La Jollan exploring Google deal
Look out, Seattle. La Jolla may want to join you in being part of Google’s “experiment” in ultra-high speed broadband networks.
Called “Google Fiber for Communities,” the initiative has drawn the attention of Adam Harris — the La Jollan who sparked the drive that saved the July 4th fireworks display.
Harris, who has started talking to educators, community leaders and business people, said there are still lots of questions to address about whether he will proceed with the application, which is due March 26.
“It’s a long shot,” he added last week. But he thinks its worth seeing “if La Jolla stakeholders think it’s worthwhile” to pursue the idea.
He’s excited about the possibilities, which he said would enable “the world’s smartest researchers to stream as if they were sitting next to each other without latency ... people at home to watch Netflix instantly.”
Google says on its Web site that it wants to find one or more spots across the country where it can install networks offering “speeds more than 100 times faster than what most Americans have access to today, over 1 gigabit per second, fiber-to-the-home connections.”
The company is looking for governments or other interested parties who want to help them learn about what can be done to advance the applications of broadband networks that would enable “next-generation apps ... new deployment techniques ... and openness and choice.”
Harris said it’s not clear if the fact that La Jolla isn’t a municipality will be a disqualifying factor — or if the city would support the application. Other communities who raised their hands at the initial announcement include Seattle, Pittsburgh, Sacramento and UC Davis.
Joe LaCava, president of the La Jolla Community Planning Association — the closest thing the community has to a body that pulls together all of the neighborhood interests as it advises the city council on land use matters — is one person Harris has been talking to.
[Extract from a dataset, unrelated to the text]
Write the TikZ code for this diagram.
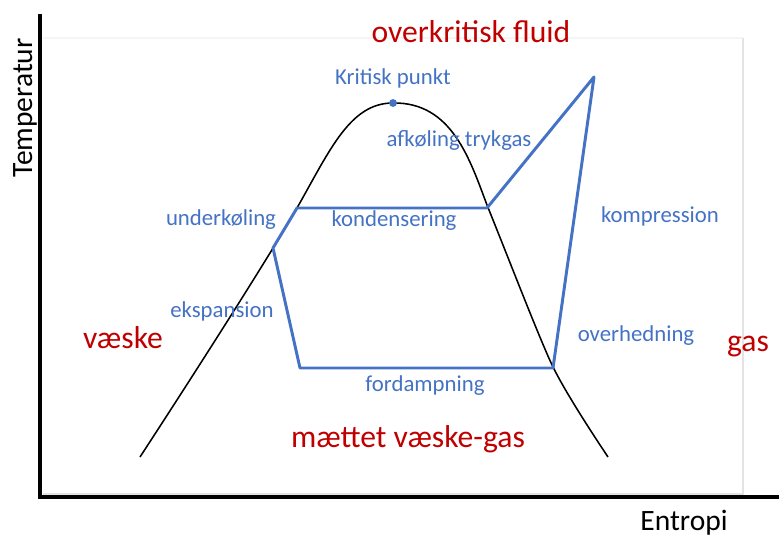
\documentclass[tikz,border=0pt]{standalone}
\usepackage{fontspec}
\setmainfont{Carlito}
\usepackage{tikz}
\usetikzlibrary{positioning}
\definecolor{cycleblue}{RGB}{68,114,196}
\definecolor{phasered}{RGB}{192,0,0}
\tikzset{cycle/.style = {cycleblue, line width=2.1pt, line join=round}}
\tikzset{proc/.style = {text=cycleblue, inner sep=0pt, font=\fontsize{16.2}{19}\selectfont}}
\tikzset{phase/.style = {text=phasered, inner sep=0pt, font=\fontsize{22.5}{26}\selectfont}}
\tikzset{axislabel/.style = {inner sep=0pt, font=\fontsize{21}{25}\selectfont}}

\begin{document}
\begin{tikzpicture}[x=0.025cm, y=-0.025cm]
		\useasboundingbox (0,0) rectangle (779,537);
		%draw plot frame and axes
		\draw[gray!8, line width=0.8pt] (43,38) -- (743,38);
		\draw[gray!22, line width=0.8pt] (743,38) -- (743,494) -- (43,494);
		\draw[line width=2.4pt] (40,14) -- (40,497) -- (779,497);
		\node[axislabel, rotate=90](T) at (25,108){Temperatur};
		\node[axislabel](S) at (684,523){Entropi};

		%draw saturation dome
		\draw[line width=1.1pt] (140,457) .. controls (200,365) and (270,255) .. (297,208)
			.. controls (330,150) and (350,103) .. (393,103)
			.. controls (452,102) and (470,160) .. (487,205)
			.. controls (510,262) and (540,340) .. (553,367)
			.. controls (566,393) and (590,430) .. (608,457);
		\fill[cycleblue] (393,103) circle[radius=2.8pt];
		\node[proc](K) at (393,78){Kritisk punkt};

		%cycle corners
		\coordinate (a) at (273,248);
		\coordinate (b) at (297,208);
		\coordinate (c) at (487,208);
		\coordinate (d) at (594,77);
		\coordinate (e) at (553,368);
		\coordinate (f) at (300,368);
		\draw[cycle] (a) -- (b) -- (c) -- (d) -- (e) -- (f) -- cycle;

		%process labels
		\node[proc](P1) at (459,140){afkøling trykgas};
		\node[proc](P2) at (221,220){underkøling};
		\node[proc](P3) at (394,221){kondensering};
		\node[proc](P4) at (660,216){kompression};
		\node[proc](P5) at (222,311){ekspansion};
		\node[proc](P6) at (636,336){overhedning};
		\node[proc](P7) at (425,386){fordampning};

		%phase labels
		\node[phase](L1) at (471,32){overkritisk fluid};
		\node[phase](L2) at (123,338){væske};
		\node[phase](L3) at (748,347){gas};
		\node[phase](L4) at (408,439){mættet væske-gas};
\end{tikzpicture}
\end{document}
“It seems that it’s a great opportunity with a modest amount of effort to see if we can meet the criteria,” LaCava said Friday. “We should be a good candidate — we’re well connected” and have a strong base of education and research institutions, community and business people.
One challenge might be in drawing a boundary that satisfies Google’s minimum of 50,000 prospective users, he added, noting that the generally accepted number for the community’s population is about 40,000 — a number that doesn’t include the UCSD campus.
“But then, it doesn’t have to be just La Jolla with a capital ‘L’ and capital ‘J,’ ” he said.
Neither Harris nor LaCava had details about potential impacts on area streets if the effort succeeds and Google needs to add underground wiring.
Harris, a business consultant whose firm offers Internet services, said his interest is purely altruistic.
“It serves no value to me other than I’d love to have this speed,” he said.